Reproducimos el testimonio de una seguidora que ha escrito a [email protected]
No sé por qué tengo la necesidad de escribir esto aquí. Bueno, sé que es porque necesito desahogarme. Pero el caso es que no sé por qué lo necesito. Creí llevar ya tiempo en paz con este tema, pero desde hace unos días no puedo parar de pensarlo, esta vez con una nueva perspectiva. ¿Soy yo la mala? ¿Soy una mala hija? ¿Tienen los hijos que perdonarle todo a los padres por el hecho de ser sus padres? No lo sé.
La sombra de mi padre siempre ha sido larga, más larga de lo que yo quisiera admitir. Recuerdo la primera vez que me decepcionó. Tenía apenas seis años y esperaba ansiosa que me llevara al parque como siempre hacía los domingos. Pero ese día, nunca apareció. «Cosas del trabajo», dijo mi madre con una sonrisa forzada, tratando de ocultar la tristeza que, aunque era pequeña, para mí era evidente.
Con el tiempo, esas ausencias se volvieron más comunes. Excusas vacías y promesas rotas. La botella de whisky siempre fue su compañera más fiel, más que su propia familia. Mamá trató de cubrir sus errores con amor incondicional, pero yo no podía hacer lo mismo.
Cuando llegué a la adolescencia, la rabia que sentía hacia él había crecido como una bestia dentro de mí. Sus intentos de reconciliación siempre eran demasiado tarde, siempre acompañados de disculpas baratas y promesas vacías. ¿Cómo podía perdonar a alguien que nunca demostró verdadero arrepentimiento?
Cada vez que lo veía, todo lo que sentía era un torbellino de emociones encontradas: ira, dolor, decepción. Me esforzaba por encontrar una chispa de amor filial, pero siempre era sofocada por el resentimiento.
El punto de quiebre llegó el día de mi graduación. Estaba radiante, emocionada por el futuro que me esperaba. Pero mi padre ni siquiera se molestó en aparecer.
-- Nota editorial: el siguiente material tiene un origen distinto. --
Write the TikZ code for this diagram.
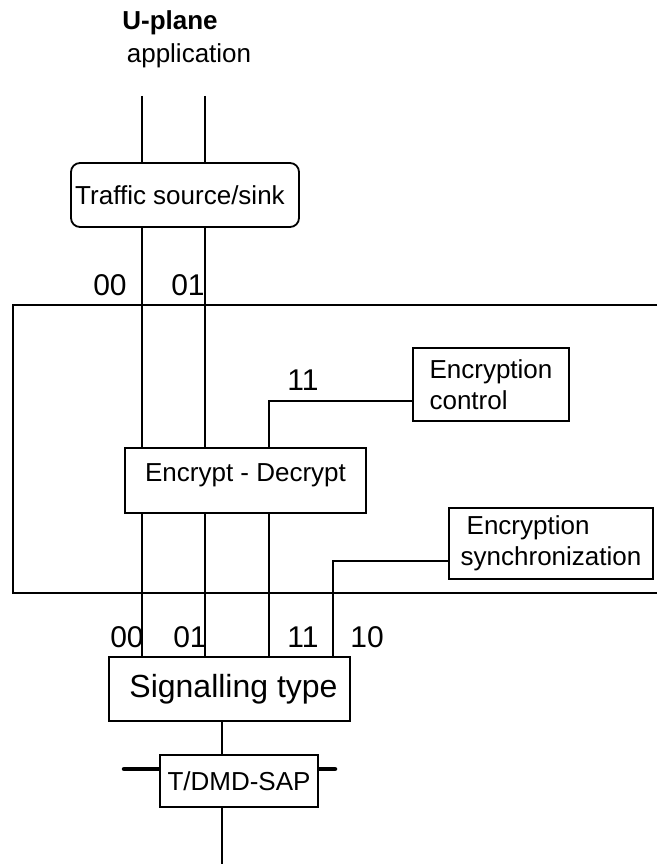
\documentclass[tikz,border=0pt]{standalone}
\usepackage{fontspec}
\setmainfont{Liberation Sans}
\usepackage{tikz}
\tikzstyle{blk} = [draw, line width=1.8pt, inner sep=0pt, fill=white, font=\fontsize{26}{31}\selectfont]
\tikzstyle{lbl} = [inner sep=0pt, font=\fontsize{30}{30}\selectfont]
\tikzstyle{wire} = [line width=1.8pt]

\begin{document}
\begin{tikzpicture}[x=1pt,y=-1pt]
  \useasboundingbox (0,0) rectangle (657,864);
  \draw [wire] (657,305) -| (13,593) -- (657,593);
  \coordinate (barL) at (124,769);
  \coordinate (barR) at (335,769);
  \draw [line width=4.5pt, line cap=round] (barL) -- (barR);
  \node (up) at (170,23) [font=\fontsize{26}{31}\selectfont\bfseries] {U-plane};
  \node (app) at (189,56) [font=\fontsize{26}{31}\selectfont] {application};
  \node (tss) at (185,195) [blk, rounded corners=9pt, minimum width=228pt, minimum height=64pt] {Traffic source/sink\kern10pt};
  \node (ed) at (245.5,480.5) [blk, minimum width=241pt, minimum height=65pt, text depth=15.5pt] {Encrypt - Decrypt};
  \node (ctrl) at (491,384.5) [blk, minimum width=156pt, minimum height=73pt, align=left] {Encryption\\control};
  \node (sync) at (551,543.5) [blk, minimum width=204pt, minimum height=71pt, align=left] {\hspace{6pt}Encryption\\synchronization};
  \node (sig) at (229.5,689) [blk, minimum width=241pt, minimum height=64pt, font=\fontsize{32}{36}\selectfont] {\hspace{8pt}Signalling type};
  \node (sap) at (239,781) [blk, minimum width=158pt, minimum height=52pt] {T/DMD-SAP};
  \node (l00a) at (110,285) [lbl] {00};
  \node (l01a) at (188,285) [lbl] {01};
  \node (l11a) at (303,380) [lbl] {11};
  \node (l00b) at (127,637) [lbl] {00};
  \node (l01b) at (190,637) [lbl] {01};
  \node (l11b) at (303,637) [lbl] {11};
  \node (l10b) at (367,637) [lbl] {10};
  \coordinate (c0) at (142,96);
  \coordinate (c1) at (205,96);
  \coordinate (c3) at (269,401);
  \coordinate (c2) at (333,561);
  \coordinate (cs) at (222,864);
  \draw [wire] (c0) -- (tss.north -| c0);
  \draw [wire] (c1) -- (tss.north -| c1);
  \draw [wire] (tss.south -| c0) -- (ed.north -| c0);
  \draw [wire] (tss.south -| c1) -- (ed.north -| c1);
  \draw [wire] (ctrl.west |- c3) -| (ed.north -| c3);
  \draw [wire] (ed.south -| c0) -- (sig.north -| c0);
  \draw [wire] (ed.south -| c1) -- (sig.north -| c1);
  \draw [wire] (ed.south -| c3) -- (sig.north -| c3);
  \draw [wire] (sync.west |- c2) -| (sig.north -| c2);
  \draw [wire] (sig.south -| cs) -- (sap.north -| cs);
  \draw [wire] (sap.south -| cs) -- (cs);
\end{tikzpicture}
\end{document}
Esa fue la gota que colmó el vaso. Decidí que ya era suficiente.
Lo confronté esa misma noche. Mis palabras salieron como balas, quizá siendo un poco más crueles de lo que pretendía en un principio. Le dije todo lo que había estado guardando durante años, todas las veces que me había decepcionado, todas las heridas que me había causado. Él intentó disculparse, como siempre, pero esta vez mis oídos estaban sordos a sus palabras.
Desde ese día, corté todo vínculo con él. Me mudé lejos, tratando de escapar de su sombra y construir mi propia vida. Pero incluso ahora, años después, el dolor todavía está ahí, latente bajo la superficie. A veces me pregunto si alguna vez podré perdonarlo, si algún día podré liberarme del peso de ese resentimiento.
Pero por ahora, prefiero mantener mi distancia. Porque no puedo perdonar a alguien que nunca mostró remordimiento real, alguien que nunca se molestó en ser un verdadero padre para mí. Y aunque el perdón pueda ser liberador, algunas heridas son demasiado profundas para sanar.
A día de hoy, años después y habiéndome convertido en madre, sigo notando su ausencia. Creo que hubiera sido más fácil para mí que directamente se hubiera ido y hubiera desaparecido para siempre. Tenerle en mi vida y que aún así estuviera ausente es lo que más me destrozó la mente, tanto, que a día de hoy aún me dura.
En el fondo sé que no es culpa mía, que no pude haber hecho nada para provocar que no se involucrara en mi vida, pero aún así me lo pregunto. De pequeña, lo pensaba mucho. Quizá, si sacaba mejores notas el me daría la enhorabuena. Quizá, si se me diera mejor el deporte el vendría a verme a los partidos.
Ahora como adulta sé que eso no hubiera cambiado nada, pero una parte de mí no puede dejar de pensarlo. Y, precisamente, porque protejo y valoro a esa parte de mí es por lo que tomé la decisión de no perdonarle jamás. Si eso me convierte en una mala hija, que así sea. De todas maneras, él tampoco es un buen padre.